Evaluating the constitutional validity of the military criminal justice system is difficult, in part because of the limited nature of federal courts’ review.
See Calley v. Cal-
laway,
519 F.2d 184, 199-203 (5th Cir. 1975),
cert. denied sub nom. Calley v. Hoffman,
425 U.S. 911 (1976); John E. Theuman, Annotation,
Review by Federal Civil Courts of Court-Martial Convictions-Modern Status,
95 A.L.R. Fed 472 (1989). Moreover, the Constitution recognizes that "the exigencies of military discipline require the existence of a special system of military courts in which not all of the specific procedural protections deemed essential in Art. Ill trials need apply.”
O’Callahan v. Parker,
395 U.S. 258, 261, 89 S. Ct. 1683, 23 L. Ed. 2d 291 (1969),
overruled on other grounds by Solorio v. United States,
483 U.S. 435, 107 S. Ct. 2924, 97 L. Ed. 2d 364 (1987).

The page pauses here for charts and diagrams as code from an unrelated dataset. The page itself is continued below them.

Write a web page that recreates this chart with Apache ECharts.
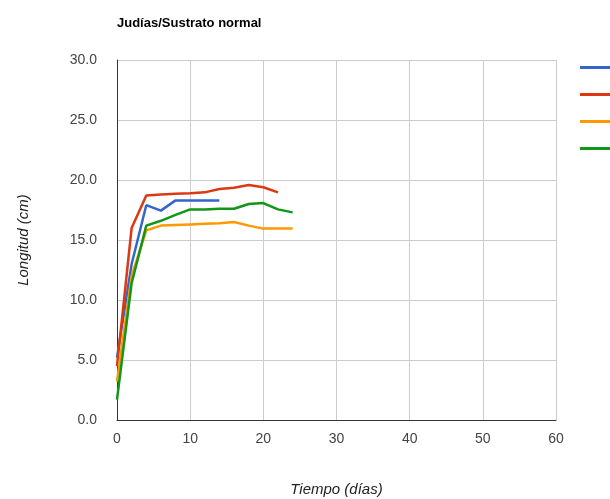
<!DOCTYPE html>
<html>
<head>
<meta charset="utf-8">
<script src="https://cdn.jsdelivr.net/npm/echarts@6/dist/echarts.min.js"></script>
<style>
    html, body { margin: 0; padding: 0; background: #fff; }
    #chart { width: 610px; height: 499px; }
</style>
</head>
<body>
<div id="chart"></div>
<script>
// dias de medida
const dias = [0, 2, 4, 6, 8, 10, 12, 14, 16, 18, 20, 22, 24];
const nombres = ['Planta 1', 'Planta 2', 'Planta 3', 'Planta 4'];
const planta1 = [5.2, 13.0, 17.9, 17.45, 18.3, 18.3, 18.3, 18.3];
const planta2 = [4.5, 16.0, 18.7, 18.8, 18.85, 18.9, 18.97, 19.25, 19.36, 19.58, 19.4, 18.97];
const planta3 = [3.2, 12.0, 15.8, 16.2, 16.25, 16.3, 16.35, 16.4, 16.5, 16.2, 15.95, 15.95, 15.95];
const planta4 = [1.7, 11.4, 16.2, 16.6, 17.1, 17.55, 17.55, 17.6, 17.6, 18.0, 18.08, 17.55, 17.3];
const colores = ['#3366cc', '#dc3912', '#ff9900', '#109618'];

const chart = echarts.init(document.getElementById('chart'));

function puntos(valores) {
    return valores.map((v, i) => [dias[i], v]);
}

const series = [planta1, planta2, planta3, planta4].map((valores, i) => ({
    name: nombres[i],
    type: 'line',
    data: puntos(valores),
    symbol: 'none',
    lineStyle: { width: 2.5, color: colores[i] },
    itemStyle: { color: colores[i] }
}));

chart.setOption({
    animation: false,
    backgroundColor: '#fff',
    title: {
        text: 'Judías/Sustrato normal',
        left: 112,
        top: 12,
        textStyle: {
            fontFamily: 'Liberation Sans, Arial',
            fontSize: 13,
            fontWeight: 'bold',
            color: '#000'
        }
    },
    legend: {
        orient: 'vertical',
        left: 575,
        top: 56,
        icon: 'rect',
        itemWidth: 36,
        itemHeight: 3,
        itemGap: 14,
        data: nombres,
        textStyle: { fontSize: 13, color: '#222' }
    },
    grid: {
        left: 117,
        top: 60,
        right: 54,
        bottom: 79,
        containLabel: false,
        outerBoundsMode: 'none'
    },
    xAxis: {
        type: 'value',
        min: 0,
        max: 60,
        interval: 10,
        name: 'Tiempo (días)',
        nameLocation: 'middle',
        nameGap: 62,
        nameTextStyle: {
            fontFamily: 'Liberation Sans, Arial',
            fontSize: 15,
            fontStyle: 'italic',
            color: '#222'
        },
        axisLine: { lineStyle: { color: '#333', width: 1 } },
        axisTick: { show: false },
        axisLabel: {
            margin: 12,
            fontFamily: 'Liberation Sans, Arial',
            fontSize: 14,
            color: '#444'
        },
        splitLine: { lineStyle: { color: '#ccc' } }
    },
    yAxis: {
        type: 'value',
        min: 0,
        max: 30,
        interval: 5,
        name: 'Longitud (cm)',
        nameLocation: 'middle',
        nameGap: 86,
        nameTextStyle: {
            fontFamily: 'Liberation Sans, Arial',
            fontSize: 15,
            fontStyle: 'italic',
            color: '#222'
        },
        axisLine: { show: true, lineStyle: { color: '#333', width: 1 } },
        axisTick: { show: false },
        axisLabel: {
            margin: 20,
            formatter: v => v.toFixed(1),
            fontFamily: 'Liberation Sans, Arial',
            fontSize: 14,
            color: '#444'
        },
        splitLine: { lineStyle: { color: '#ccc' } }
    },
    series: series
});
</script>
</body>
</html>
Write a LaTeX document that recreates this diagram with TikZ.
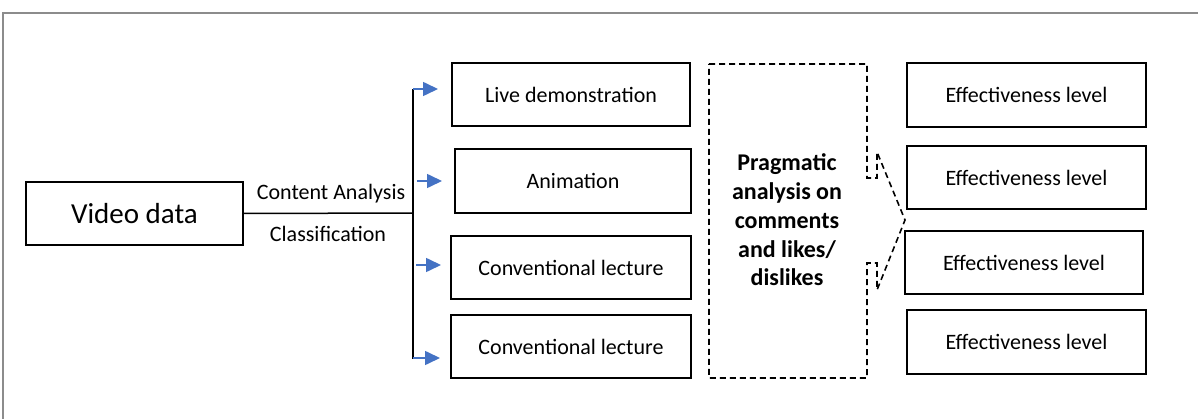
\documentclass[tikz,border=0pt]{standalone}
\usepackage{fontspec}
\setmainfont{Carlito}
\usetikzlibrary{arrows.meta}
\definecolor{arrblue}{HTML}{4472C4}
\definecolor{framegray}{HTML}{8C8C8C}
\tikzset{
  box/.style={draw=black, line width=2pt, inner sep=0pt, font=\fontsize{22}{26}\selectfont},
  conn/.style={draw=black, line width=1.5pt},
  arr/.style={draw=arrblue, line width=1.6pt, -{Triangle[length=15pt,width=14pt]}},
  dashline/.style={draw=black, line width=1.6pt, dash pattern=on 6pt off 4pt},
}
\begin{document}
\begin{tikzpicture}[x=1pt,y=-1pt]
\useasboundingbox (0,0) rectangle (1198,419);
% frame
\draw[framegray, line width=2pt] (3,419) -- (3,13) -- (1198,13);
% nodes
\node[box, minimum width=217pt, minimum height=63pt, font=\fontsize{29}{34}\selectfont] (vid) at (134.5,213.5) {Video data};
\node[box, minimum width=238pt, minimum height=63pt] (ld) at (571,94.5) {Live demonstration};
\node[box, minimum width=236pt, minimum height=64pt] (an) at (573,181) {Animation};
\node[box, minimum width=240pt, minimum height=63pt] (cl1) at (571,267.5) {Conventional lecture};
\node[box, minimum width=240pt, minimum height=63pt] (cl2) at (571,346.5) {Conventional lecture};
\node[box, minimum width=239pt, minimum height=64pt] (e1) at (1026.5,95) {Effectiveness level};
\node[box, minimum width=239pt, minimum height=63pt] (e2) at (1026.5,177.5) {Effectiveness level};
\node[box, minimum width=238pt, minimum height=63pt] (e3) at (1024,262.5) {Effectiveness level};
\node[box, minimum width=239pt, minimum height=64pt] (e4) at (1026.5,342) {Effectiveness level};
% labels
\node[font=\fontsize{22}{26}\selectfont, inner sep=0pt] (ca) at (331,194) {Content Analysis};
\node[font=\fontsize{22}{26}\selectfont, inner sep=0pt] (cf) at (328,234) {Classification};
% pragmatic callout
\node[align=center, font=\fontsize{24}{28.8}\selectfont\bfseries, inner sep=0pt] (prag) at (787,220)
  {Pragmatic\\analysis on\\comments\\and likes/\\dislikes};
\draw[dashline] (709,64) -- (867,64) -- (867,178) -- (877,178) -- (877,152) -- (905,220)
  -- (877,290) -- (877,263) -- (867,263) -- (867,378) -- (709,378) -- cycle;
% connectors
\coordinate (j) at (413,213);
\coordinate (jt) at (413,89);
\coordinate (jb) at (413,359);
\draw[conn] (vid.east) -- (j);
\draw[conn] (jt) -- (jb);
\draw[arr] (jt) -- (438,89);
\draw[arr] (417,181) -- (442,181);
\draw[arr] (416,265) -- (441,265);
\draw[arr] (413,358) -- (440,358);
\end{tikzpicture}
\end{document}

Regardless of the merits of Mr. Aronson’s argument, however, the precise question here is whether his prior military conviction is "constitutionally invalid on its face.” He argues the Uniform Code of Military Justice in 1960 did not provide for a trial by jury, unanimous verdict, compulsory process, charges by information or indictment, or appellate review. On its face, however, the 1960 document does not establish Mr. Aronson was denied any of these protections. His guilty plea made many of these requirements inapplicable. The document expressly includes "specifications” (in the nature of an information), of which the military authorities were required to inform him "as soon as practicable.” 10 U.S.C. § 830(a), (b). 'The document indicates the conviction was reviewed by a three-member Board of Review. Without further elaboration, which Mr. Aronson has not provided, the document does not demonstrate the military conviction was invalid.
The court did not err in including the offense in Mr. Aronson’s criminal history.
We affirm the sentence.
Sweeney, C.J., and Schultheis, J., concur.